CHARLESTON, W.Va. — The West Virginia Department of Environmental Protection (WVDEP) announced Tuesday, Oct. 6, that it has reached an agreement with Patriot Coal Corporation that will set aside more than $50 million for the coal company’s environmental cleanup responsibilities. WVDEP reports that the agreement, which is subject to bankruptcy court approval, will not only pave the way for the reclamation of Patriot’s legacy liability sites in northcentral and southern West Virginia, it should also help ensure the continued employment of many of Patriot’s miners.
“Without this deal, Patriot could walk away from its reclamation obligations and leave that work to the state,” DEP Cabinet Secretary Randy C. Huffman said. “The DEP’s aggressive bankruptcy strategy ensures that significant funding will be provided for reclamation over and above the amount of Patriot’s mining bonds.”
In June, Patriot announced that it would sell substantially all of its ongoing operations to Blackhawk Mining LLC as part of its proposed bankruptcy plan. That plan, however, proposed to leave behind all of Patriot’s environmental legacy sites — including the Hobet, Apogee and Catenary mining complexes — in a liquidating trust without any funding to continue mining Patriot’s remaining operations or complete reclamation and water treatment. Because of this, DEP filed an objection to the plan with the bankruptcy court in Richmond, Virginia. The WVDEP reports the agreement announced Tuesday resolves that objection.
Under the agreement, the surety bonds Patriot posted to obtain its mining permits will remain fully in place, but Patriot will post an additional $12.5 million in cash as additional financial assurance for its reclamation and water treatment obligations in West Virginia. Patriot’s existing hedge fund investors will provide the additional cash needed to fund Patriot’s obligations under the agreement. Also, Blackhawk Mining has agreed to provide $7.5 million of reclamation services on Patriot’s former mining sites.

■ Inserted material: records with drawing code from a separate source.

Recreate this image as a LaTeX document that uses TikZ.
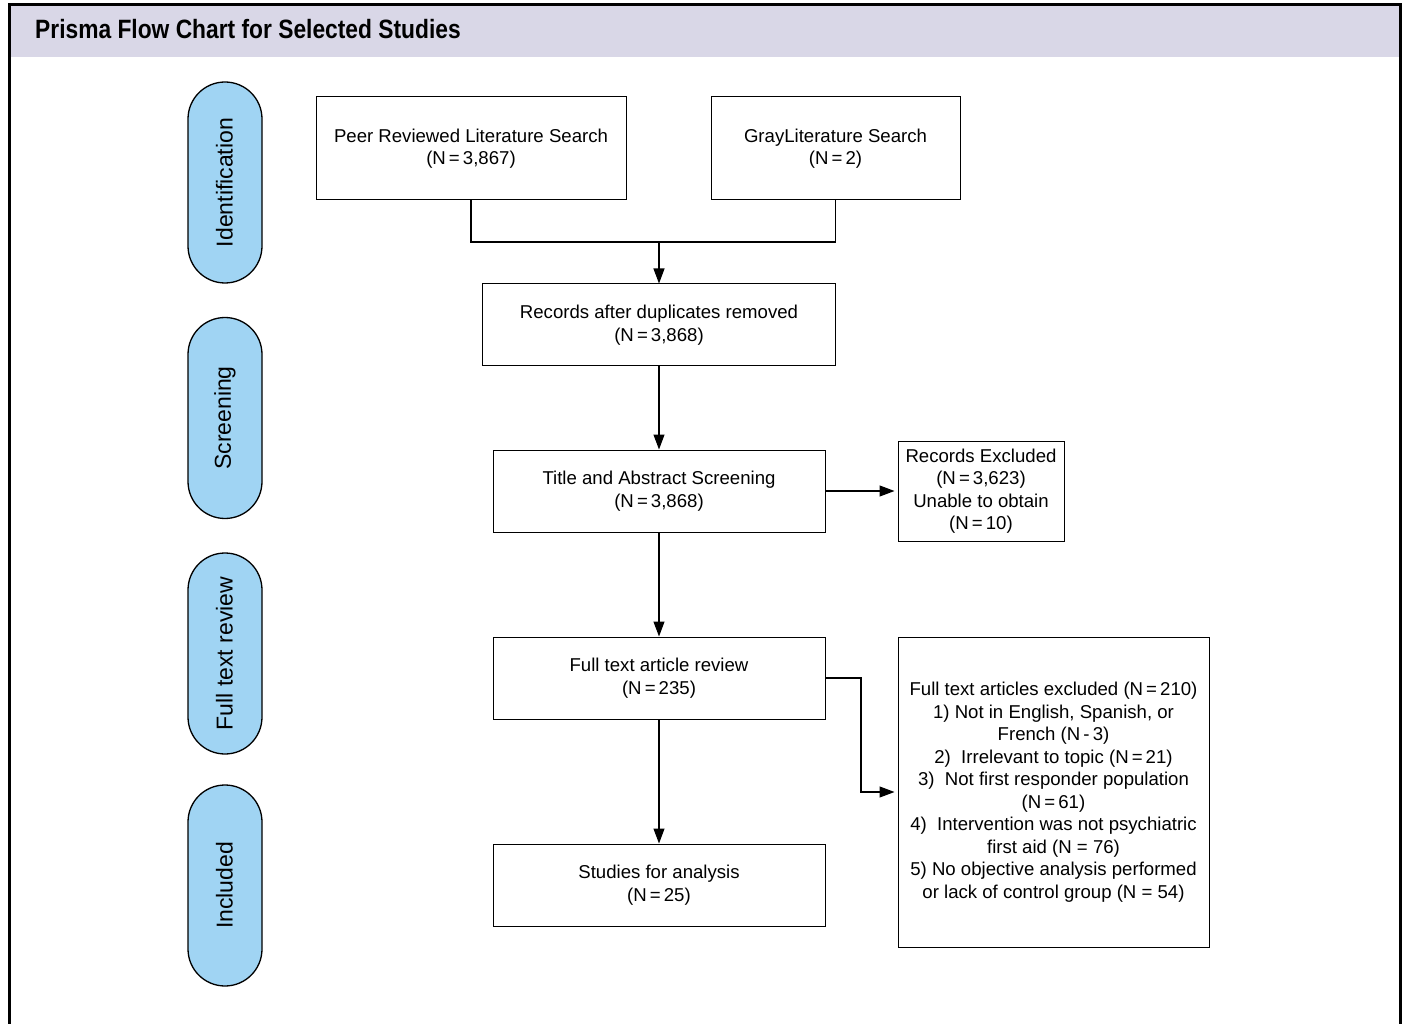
\documentclass[tikz,border=0pt]{standalone}
\usepackage{fontspec}
\setmainfont{Liberation Sans}
\newfontfamily\titlefont[FakeStretch=0.86]{Liberation Sans}
\usetikzlibrary{arrows.meta}
\definecolor{headbg}{HTML}{D9D7E7}
\definecolor{pillbg}{HTML}{A0D4F3}
\begin{document}
\begin{tikzpicture}[x=1pt,y=-1pt,
  box/.style={draw, line width=1pt, align=center, inner sep=0pt,
    font=\fontsize{18.6}{22.5}\selectfont},
  pill/.style={draw, line width=1.3pt, fill=pillbg, rounded corners=37pt,
    minimum width=201pt, minimum height=74pt, rotate=90, inner sep=0pt,
    font=\fontsize{23}{26}\selectfont},
  conn/.style={line width=1.1pt},
  arr/.style={line width=1.1pt, -{Triangle[length=15pt,width=11pt]}}]
\useasboundingbox (0,0) rectangle (1409,1024);
% header and frame
\fill[headbg] (11,6) rectangle (1399,57);
\draw[line width=3pt] (9.5,1030) -- (9.5,4.5) -- (1400.5,4.5) -- (1400.5,1030);
\node[anchor=base west, inner sep=0pt, font=\titlefont\bfseries\fontsize{26.5}{30}\selectfont] (title) at (35,39) {Prisma Flow Chart for Selected Studies};
% stage pills
\node[pill] (p1) at (225,182.5) {\raisebox{1.5pt}{Identification}};
\node[pill] (p2) at (225,418) {\raisebox{1.5pt}{Screening}};
\node[pill] (p3) at (225,653.5) {\raisebox{1.5pt}{Full text review}};
\node[pill] (p4) at (225,885.5) {\raisebox{1.5pt}{Included}};
% boxes
\node[box, minimum width=310, minimum height=103] (peer) at (471,148.5) {Peer Reviewed Literature Search\\(N\,=\,3,867)};
\node[box, minimum width=249, minimum height=103] (gray) at (835.5,148.5) {GrayLiterature Search\\(N\,=\,2)};
\node[box, minimum width=353, minimum height=82] (dup) at (659,325) {Records after duplicates removed\\(N\,=\,3,868)};
\node[box, minimum width=332, minimum height=82] (ta) at (659,491) {Title and Abstract Screening\\(N\,=\,3,868)};
\node[box, minimum width=166, minimum height=100] (rex) at (981,491) {Records Excluded\\(N\,=\,3,623)\\Unable to obtain\\(N\,=\,10)};
\node[box, minimum width=332, minimum height=82] (ft) at (659,678) {Full text article review\\(N\,=\,235)};
\node[box, minimum width=332, minimum height=82] (st) at (659,885) {Studies for analysis\\(N\,=\,25)};
\node[box, minimum width=311, minimum height=310] (fex) at (1053.5,792) {Full text articles excluded (N\,=\,210)\\1) Not in English, Spanish, or\\French (N\,-\,3)\\2)\ \ Irrelevant to topic (N\,=\,21)\\3)\ \ Not first responder population\\(N\,=\,61)\\4)\ \ Intervention was not psychiatric\\first aid (N = 76)\\5) No objective analysis performed\\or lack of control group (N = 54)};
% connectors
\coordinate (j) at (659,242);
\draw[conn] (peer.south) |- (j);
\draw[conn] (gray.south) |- (j);
\draw[arr] (j) -- (dup.north);
\draw[arr] (dup.south) -- (ta.north);
\draw[arr, shorten >=3pt] (ta.east) -- (rex.west);
\draw[arr] (ta.south) -- (ft.north);
\draw[arr] (ft.south) -- (st.north);
\coordinate (k) at (861,678);
\draw[arr, shorten >=3pt] (ft.east) -- (k) |- (fex.west);
\end{tikzpicture}
\end{document}
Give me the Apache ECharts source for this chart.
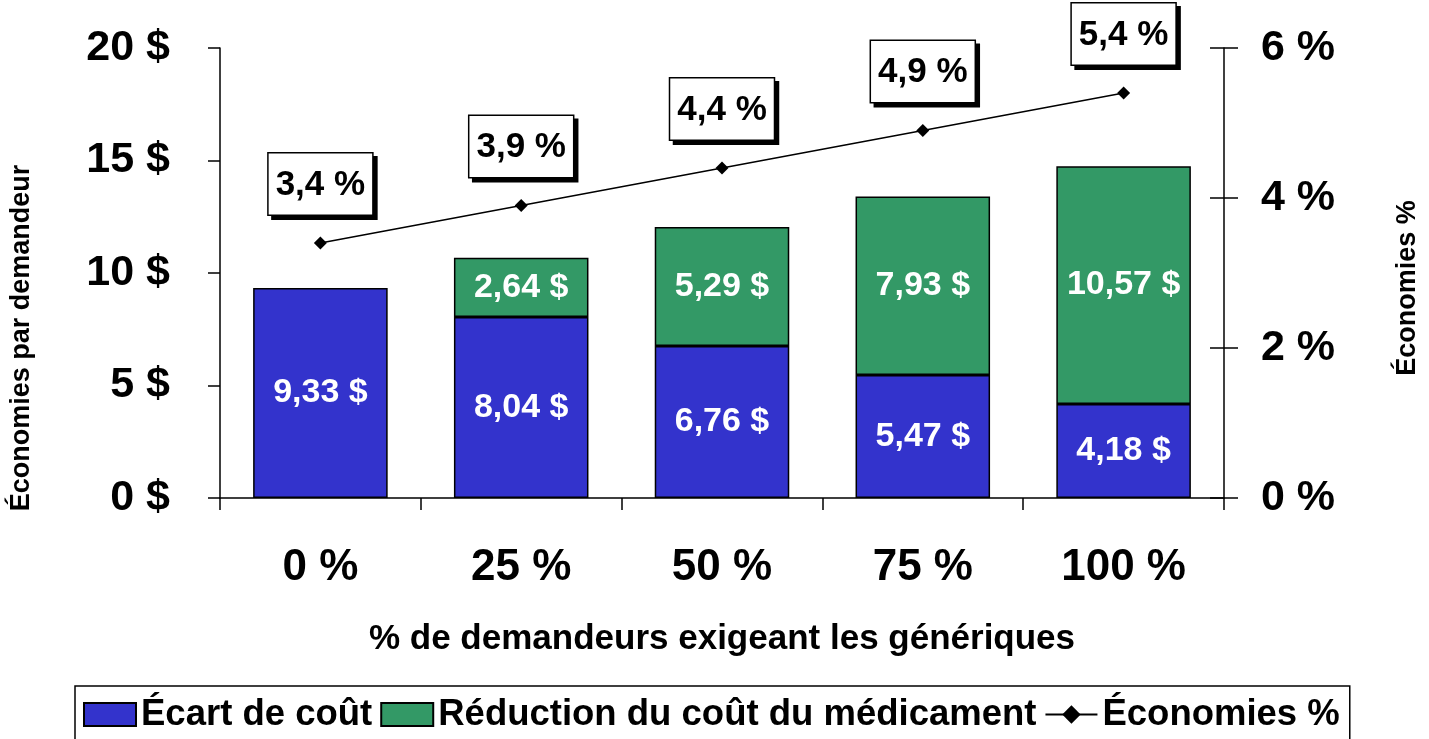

In addition to providing for the continuing reclamation of Patriot’s legacy sites, the agreement allows for the continued operation of Patriot’s Federal Mining Complex in northcentral West Virginia. Under the agreement, Virginia Conservation Legacy Fund, the entity expected to undertake and oversee the reclamation of Patriot’s former mining sites, will commit an additional anticipated $30 million or more from the operations of the Federal complex and other sources to perform reclamation of the legacy sites.
Virginia Conservation Legacy Fund expects to continue to employ Patriot’s union and nonunion employees both in the operation of the Federal Mining Complex and in the performance of its reclamation operations.
“This deal is a win-win for West Virginia, “said Huffman. “Fifty million dollars in additional funds will be devoted to reclaiming Patriot’s former mine sites, and a large portion of Patriot’s existing workforce, both union and nonunion, will continue to be employed in that effort.”
The agreement is subject to a number of conditions. The bankruptcy court must first approve Patriot’s bankruptcy plan, the sale to Blackhawk Mining and the transfer to Virginia Conservation Legacy Fund. A number of Patriot’s creditors continue to oppose approval of Patriot’s plan. Also, both Blackhawk and Virginia Conservation Legacy Fund will have to satisfy various sale conditions. If the bankruptcy court approves the deals, both transactions and Patriot’s plan should be completed by Oct. 23.